SIGNATURE MOVE: The teenage pride of Cavan, Ireland, when they first burst upon the scene, the Strypes kicked some fresh, youthful vigor into the hoary old British R&B tradition. They injected that classic Stones/Pretty Things snot-raunch sound with about 500 CCs of ‘70s punk energy, and they were the greatest band in the world for about 10 minutes. Farrelly played the mop-topped, tambourine-bashing cool kid vocalist role to the hilt, strutting and manhandling his mic stand like 1964 Jagger. Since the band’s 2018 split, he’s acted in Elton John biopic Rocketman and fronts every-Strype-but-Josh-McClorey garage outfit the Zen Arcade.

Orville Neeley

CLAIM TO FAME: OBN IIIs

SIGNATURE MOVE: Leader of beloved Austin garage-punks the OBN IIIs, Neeley is one of four people who appeared on our top punk guitarists of the ‘10s list returning due to also being their acts’ singer. Except in his case, he didn’t strap on his guitar until late in their run. They began as a lark when a band dropped off a bill at a club where he mixed sound. Writing, rehearsing and performing a set within only a few days, the band’s aggro-Stooges assault was an instant hit. Neeley’s rich croon turned out to be one of many musical instruments he’d mastered.

Sabrina Ellis

CLAIM TO FAME: A Giant Dog

SIGNATURE MOVE: Honestly, A Giant Dog/Sweet Spirit’s frontperson Ellis should be joined here by guitarist Andrew Cashen. Her partner in both bands in every way—their songwriting fuels both—Ellis and Cashen are actually co-lead vocalists in the twin acts.

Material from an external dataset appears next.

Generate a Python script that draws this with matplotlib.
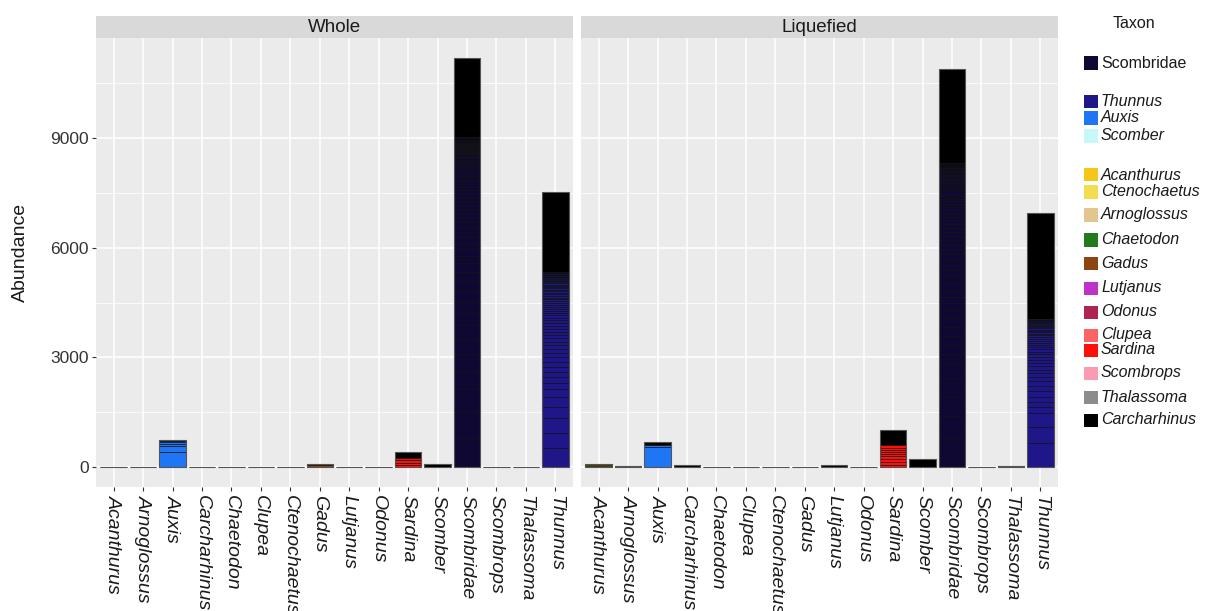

But Ellis’ near-performance art take on fronting a band (“It’s not really GG Allin,” she joked to the Austin Chronicle in 2016. “More like Pee Pee Allin”) is the most immediately eye-arresting in outfits that are visual treats. Ultimately, it’s Ellis performing to some imaginary balcony in the musical comedy in her head that makes her so dynamic.

Max Vandever

CLAIM TO FAME: Flesh Lights

SIGNATURE MOVE: Beginning as an exercise in Devil Dogs/Dictators/Angry Samoans high-speed brutality, Austin garage unit Flesh Lights (named for the locally produced sex toy) had probably the most interesting musical journey of any of these bands. After debut album Muscle Pop’s fast-as-hell garage-punk, second album Free Yourself was more in the vein of Cheap Trick’s power chord-blasting pop anthems. Singer/guitarist Max Vandever’s songwriting simply evolved in the intervening time. This meant he also went from leaving chunks of bloody throat meat on his vocal mic to almost caressing his words, even as his guitar and the rhythm section pummeled as ever.

Dee Radke

CLAIM TO FAME: Radkey

SIGNATURE MOVE: The third of our band-fronting guitarists, Dee Radke—one of the three Radke brothers fronting St. Joseph, Missouri, outfit Radkey, alongside Solomon and Isaiah—is as potent a force behind a mic as on a fretboard. They honed their chops on the festival circuit seemingly from their inception, so they became a formidable band of stadium-crushing power. Radkey have the taut musical chops of the Bad Brains, but Dee’s textured croon could only have come from years of listening to Glenn Danzig. He appears slightly more humble, still able to conjure a gospel revival with the snap of his fingers.

Keith Morris

CLAIM TO FAME: OFF!

SIGNATURE MOVE: In the ‘70s, Morris was Black Flag’s original singer—and the favorite of longest-running BF vocalist Henry Rollins. The ‘80s saw him helming OG hardcore band the Circle Jerks, as he is again at a club near you right now. Come the ‘10s, he formed the decade’s definitive punk band, OFF! Which is why he’s the only singer on both our ‘80s and ‘10s lists. He’s one of the best howlers punk has seen, always more tuneful and witty than his peers. Morris defines “badass.”

Dan Hagerty

CLAIM TO FAME: The Sandinistas

SIGNATURE MOVE: The Sandinistas burst out of South Wales five years back with an early Clash attack surprisingly devoid of politics. Imagine “Tommy Gun” or “Safe European Home” with lyrics about teenage frustration and romantic angst replacing those three-chord polemics. The main spark plug: Guitarist/songwriter Dan Hagerty, shouting tunefully with Joe Strummer’s eye-bulging/jugular-popping intensity, all the while resembling British rockabilly hero Billy Fury. It’s a heady combination, for sure. You just wish Hagerty hadn’t composed a romantic ode to Melania Trump, even if it was totally tongue-in-cheek. No debut LP in sight, even after six seven-inch singles in a row.